The first time I attended Animal Care Expo was 20 years ago. It was 2003, and I had only been working in animal welfare for two years. I wasn’t sure what to expect when I arrived in Reno, Nevada, the host city of Expo 2003. I recall going from one session to the next, wide-eyed, diligently taking notes, and getting so inspired I felt almost overwhelmed with all the ways animal shelters were making a huge difference, from strategically engaging volunteers to creating enrichment programs for animals to advancing clever fundraising strategies to support their mission. I remember being blown away. It was the first time I truly understood that my work for animals was part of a movement, a massive endeavor that attracted so many dedicated people all working toward the same goal: Making the world a kinder, more humane place for animals. The ways we work toward this goal have evolved over time, and I’m especially proud that in recent years we have come to focus on making the animal welfare movement more inclusive, increasing access to care in underserved communities, and supporting people in their care for their pets and the caregivers who provide services.
Animal Care Expo is the largest international educational conference and trade show for animal welfare professionals and volunteers, with experts from so many aspects of animal welfare coming from across the globe to learn about the latest programs, share best practices, gain inspiration and build lasting connections. Every spring, there’s this phenomenon of people from across the country and around the world mimicking the great migrations of animals, all convening in one place to learn and share and connect, and it’s my favorite event of the year. That conference 20 years ago was just the start of a great run of Expos I’ve been able to experience, first as a regular attendee, then as a speaker and then as an employee at the Humane Society of the United States.
Now, I’m proud to lead the team responsible for the planning and execution of the conference. My department, Outreach, Engagement and Training, engages with shelters, law enforcement agencies, the veterinary community and volunteers, all of whom are critical partners in our work at the HSUS, but also in the larger movement to protect animals.
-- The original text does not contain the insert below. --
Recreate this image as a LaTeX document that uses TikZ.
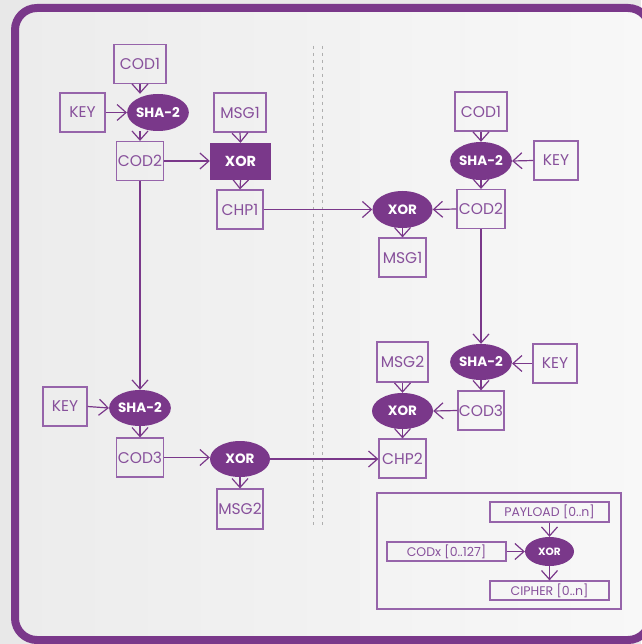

Between our conferences and events team and our HumanePro.org team, we can connect all these groups with exceptional educational opportunities to learn the latest and greatest developments in the field and provide them with support as we work to build a stronger animal protection movement.
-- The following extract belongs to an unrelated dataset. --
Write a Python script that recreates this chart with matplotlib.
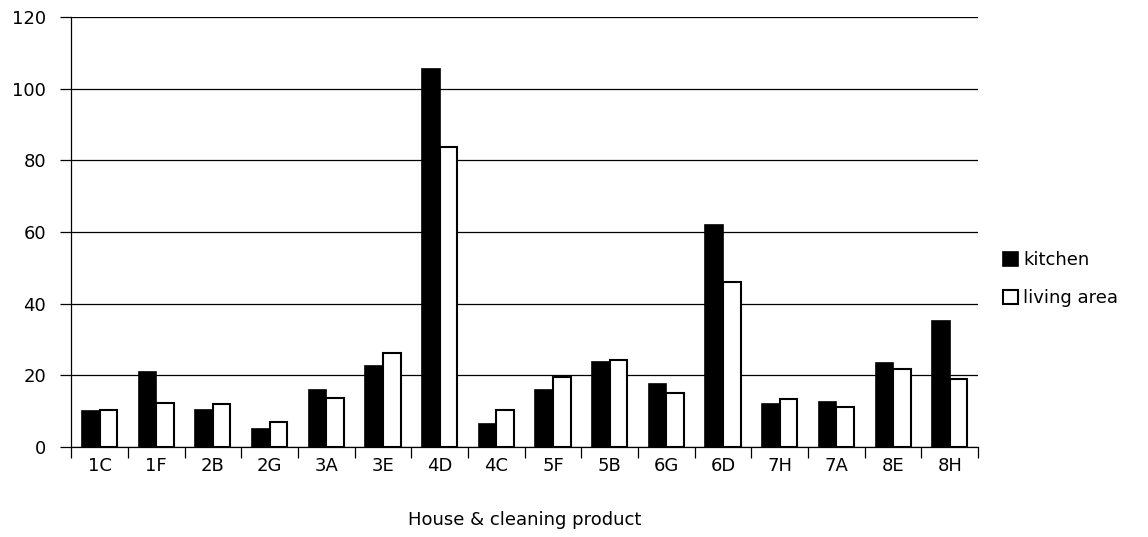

For this year’s Expo, taking place in New Orleans from April 3-6, we’re expecting more than 2,000 attendees to join us for nearly 100 professional development sessions in person, to stroll the exhibit hall to speak to our exhibitors and vendors, or to watch a select number of sessions we’ll be live streaming for virtual participants.
I cannot wait. I look forward to seeing old friends and colleagues but even more so, to making new connections with people who are starting their own journey in the animal care movement with Expo as their own first step. It’s wild to look back at these years and reflect not only on the course my career has taken, but also the amazing development of the animal protection field at large. We’ve gotten so much better at nearly every element of our work; it’s inspiring to see all the improvements we’ve made in our communities and in the lives of the animals and people we serve. I’ve only missed three Expos in all these years, and each time I’ve missed it, I’ve had a serious case of FOMO, so jealous of everyone who could make it, and regretting missing my annual chance to connect with the flock of folks who have become “my people,” the people who are making the world a more compassionate place by dedicating their professional lives to bettering the world for animals.